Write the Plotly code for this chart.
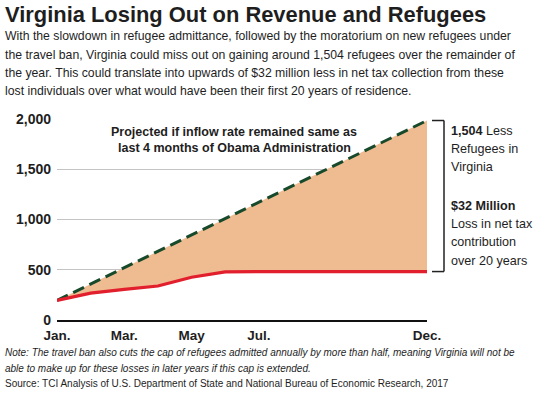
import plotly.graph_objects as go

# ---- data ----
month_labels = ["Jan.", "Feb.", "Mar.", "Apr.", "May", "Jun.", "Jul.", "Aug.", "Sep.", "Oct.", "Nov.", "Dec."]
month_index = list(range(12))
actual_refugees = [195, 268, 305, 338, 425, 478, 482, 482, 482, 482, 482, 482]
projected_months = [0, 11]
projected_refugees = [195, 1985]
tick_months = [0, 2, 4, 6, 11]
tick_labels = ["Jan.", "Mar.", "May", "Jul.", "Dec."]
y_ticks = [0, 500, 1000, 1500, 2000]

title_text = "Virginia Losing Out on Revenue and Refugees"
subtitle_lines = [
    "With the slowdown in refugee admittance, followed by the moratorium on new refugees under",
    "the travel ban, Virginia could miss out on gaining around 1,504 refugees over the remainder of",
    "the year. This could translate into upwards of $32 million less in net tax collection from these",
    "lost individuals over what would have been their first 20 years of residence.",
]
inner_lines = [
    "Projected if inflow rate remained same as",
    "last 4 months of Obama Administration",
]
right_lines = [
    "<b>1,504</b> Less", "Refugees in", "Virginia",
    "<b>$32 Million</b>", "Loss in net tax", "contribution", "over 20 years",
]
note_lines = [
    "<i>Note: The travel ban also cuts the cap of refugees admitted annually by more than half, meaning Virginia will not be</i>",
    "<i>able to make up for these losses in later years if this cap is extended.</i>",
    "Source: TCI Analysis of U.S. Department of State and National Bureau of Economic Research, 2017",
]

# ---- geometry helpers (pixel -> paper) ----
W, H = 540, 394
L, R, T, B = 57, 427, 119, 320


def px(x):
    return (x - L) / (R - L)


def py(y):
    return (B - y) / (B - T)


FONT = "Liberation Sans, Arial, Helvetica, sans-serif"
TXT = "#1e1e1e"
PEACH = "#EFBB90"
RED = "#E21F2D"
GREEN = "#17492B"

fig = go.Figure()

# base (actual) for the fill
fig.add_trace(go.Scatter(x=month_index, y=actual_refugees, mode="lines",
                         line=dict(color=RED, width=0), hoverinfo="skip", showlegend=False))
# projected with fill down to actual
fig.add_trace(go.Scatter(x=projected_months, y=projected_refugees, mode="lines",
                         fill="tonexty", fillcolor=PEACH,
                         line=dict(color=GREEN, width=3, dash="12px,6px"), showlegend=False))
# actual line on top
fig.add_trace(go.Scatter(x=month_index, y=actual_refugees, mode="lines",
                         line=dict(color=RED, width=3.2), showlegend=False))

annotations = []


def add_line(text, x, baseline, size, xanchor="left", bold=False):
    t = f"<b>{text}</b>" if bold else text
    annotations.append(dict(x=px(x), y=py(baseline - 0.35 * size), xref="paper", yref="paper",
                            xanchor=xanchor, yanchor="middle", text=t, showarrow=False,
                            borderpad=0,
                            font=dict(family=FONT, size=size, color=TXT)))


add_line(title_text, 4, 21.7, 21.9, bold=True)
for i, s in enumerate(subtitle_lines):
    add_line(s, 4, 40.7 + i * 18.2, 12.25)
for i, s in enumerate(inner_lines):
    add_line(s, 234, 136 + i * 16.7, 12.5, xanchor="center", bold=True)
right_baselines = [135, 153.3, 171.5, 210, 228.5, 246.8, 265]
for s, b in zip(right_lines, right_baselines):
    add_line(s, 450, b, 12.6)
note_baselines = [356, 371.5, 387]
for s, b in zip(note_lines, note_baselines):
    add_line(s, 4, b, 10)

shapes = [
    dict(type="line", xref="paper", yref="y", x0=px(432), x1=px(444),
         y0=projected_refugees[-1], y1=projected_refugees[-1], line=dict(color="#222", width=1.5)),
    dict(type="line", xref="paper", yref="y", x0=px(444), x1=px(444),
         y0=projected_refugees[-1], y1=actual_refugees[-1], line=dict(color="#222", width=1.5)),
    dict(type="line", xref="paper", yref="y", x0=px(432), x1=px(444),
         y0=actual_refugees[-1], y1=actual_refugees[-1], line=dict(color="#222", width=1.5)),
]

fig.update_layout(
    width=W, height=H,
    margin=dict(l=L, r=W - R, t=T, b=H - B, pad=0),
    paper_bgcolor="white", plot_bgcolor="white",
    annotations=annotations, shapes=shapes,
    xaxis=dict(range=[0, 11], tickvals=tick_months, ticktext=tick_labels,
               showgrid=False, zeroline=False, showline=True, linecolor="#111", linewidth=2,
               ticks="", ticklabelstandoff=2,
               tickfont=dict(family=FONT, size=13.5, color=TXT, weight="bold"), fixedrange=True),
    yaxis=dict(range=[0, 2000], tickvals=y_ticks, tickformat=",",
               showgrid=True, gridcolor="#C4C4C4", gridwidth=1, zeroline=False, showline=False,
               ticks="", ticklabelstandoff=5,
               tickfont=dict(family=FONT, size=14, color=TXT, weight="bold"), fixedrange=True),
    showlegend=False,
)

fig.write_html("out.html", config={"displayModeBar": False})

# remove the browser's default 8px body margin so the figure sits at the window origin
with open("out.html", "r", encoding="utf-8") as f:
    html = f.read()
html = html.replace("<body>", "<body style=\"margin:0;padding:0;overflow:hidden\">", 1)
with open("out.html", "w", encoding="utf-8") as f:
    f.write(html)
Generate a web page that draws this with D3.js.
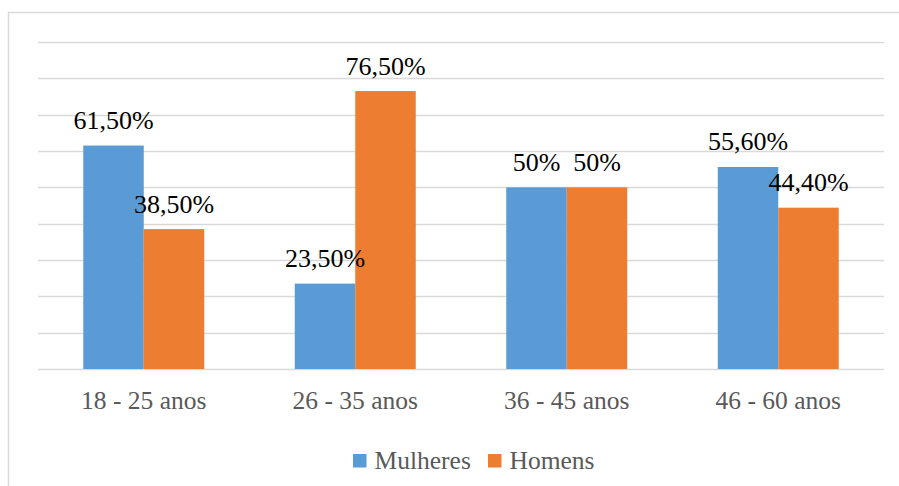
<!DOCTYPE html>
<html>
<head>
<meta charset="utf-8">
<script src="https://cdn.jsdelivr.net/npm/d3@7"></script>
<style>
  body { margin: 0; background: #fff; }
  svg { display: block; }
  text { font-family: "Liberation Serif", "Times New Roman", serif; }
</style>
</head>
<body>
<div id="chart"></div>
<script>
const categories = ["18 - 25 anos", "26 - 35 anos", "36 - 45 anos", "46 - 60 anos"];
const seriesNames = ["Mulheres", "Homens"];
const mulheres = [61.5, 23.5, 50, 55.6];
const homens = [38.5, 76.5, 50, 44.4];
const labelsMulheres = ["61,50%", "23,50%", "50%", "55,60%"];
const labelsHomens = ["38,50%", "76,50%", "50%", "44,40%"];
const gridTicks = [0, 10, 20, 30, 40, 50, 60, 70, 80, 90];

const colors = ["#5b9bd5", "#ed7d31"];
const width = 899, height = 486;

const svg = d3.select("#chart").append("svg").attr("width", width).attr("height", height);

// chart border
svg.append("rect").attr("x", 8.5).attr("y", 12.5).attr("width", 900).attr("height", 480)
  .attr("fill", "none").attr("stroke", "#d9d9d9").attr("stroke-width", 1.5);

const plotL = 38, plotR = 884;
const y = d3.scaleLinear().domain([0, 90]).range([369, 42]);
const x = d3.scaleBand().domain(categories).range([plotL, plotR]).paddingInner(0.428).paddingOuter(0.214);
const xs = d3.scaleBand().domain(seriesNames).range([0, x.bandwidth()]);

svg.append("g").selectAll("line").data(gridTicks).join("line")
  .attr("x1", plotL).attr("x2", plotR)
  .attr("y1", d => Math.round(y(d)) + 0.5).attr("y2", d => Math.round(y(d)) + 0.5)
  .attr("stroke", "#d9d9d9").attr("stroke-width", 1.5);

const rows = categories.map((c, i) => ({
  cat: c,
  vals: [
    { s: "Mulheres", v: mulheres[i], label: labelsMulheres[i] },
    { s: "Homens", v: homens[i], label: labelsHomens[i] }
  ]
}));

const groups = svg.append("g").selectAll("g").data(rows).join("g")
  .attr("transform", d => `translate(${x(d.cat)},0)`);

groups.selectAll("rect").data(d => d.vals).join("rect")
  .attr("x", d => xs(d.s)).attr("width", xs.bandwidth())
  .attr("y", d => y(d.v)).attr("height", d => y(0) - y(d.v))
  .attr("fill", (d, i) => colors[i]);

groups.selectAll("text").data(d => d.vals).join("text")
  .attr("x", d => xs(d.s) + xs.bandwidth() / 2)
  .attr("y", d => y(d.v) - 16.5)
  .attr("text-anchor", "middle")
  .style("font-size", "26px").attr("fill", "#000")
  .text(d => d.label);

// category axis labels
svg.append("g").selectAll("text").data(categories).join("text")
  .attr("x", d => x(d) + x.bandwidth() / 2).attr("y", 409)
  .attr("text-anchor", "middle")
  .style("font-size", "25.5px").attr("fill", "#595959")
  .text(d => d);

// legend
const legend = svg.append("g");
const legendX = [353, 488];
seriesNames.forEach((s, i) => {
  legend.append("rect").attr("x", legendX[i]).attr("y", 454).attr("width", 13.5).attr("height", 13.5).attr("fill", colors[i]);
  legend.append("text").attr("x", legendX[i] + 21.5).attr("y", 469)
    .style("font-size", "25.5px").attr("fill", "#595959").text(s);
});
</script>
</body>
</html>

______________________________

## Request
Transcribe exactly, please, the lines between the start of the records above and the line holding "y_ticks = [0, 500, 1000, 1500, 2000]", counting both of those lines and omitting pictures.

## Solution to this exercise
Write the Plotly code for this chart.
import plotly.graph_objects as go

# ---- data ----
month_labels = ["Jan.", "Feb.", "Mar.", "Apr.", "May", "Jun.", "Jul.", "Aug.", "Sep.", "Oct.", "Nov.", "Dec."]
month_index = list(range(12))
actual_refugees = [195, 268, 305, 338, 425, 478, 482, 482, 482, 482, 482, 482]
projected_months = [0, 11]
projected_refugees = [195, 1985]
tick_months = [0, 2, 4, 6, 11]
tick_labels = ["Jan.", "Mar.", "May", "Jul.", "Dec."]
y_ticks = [0, 500, 1000, 1500, 2000]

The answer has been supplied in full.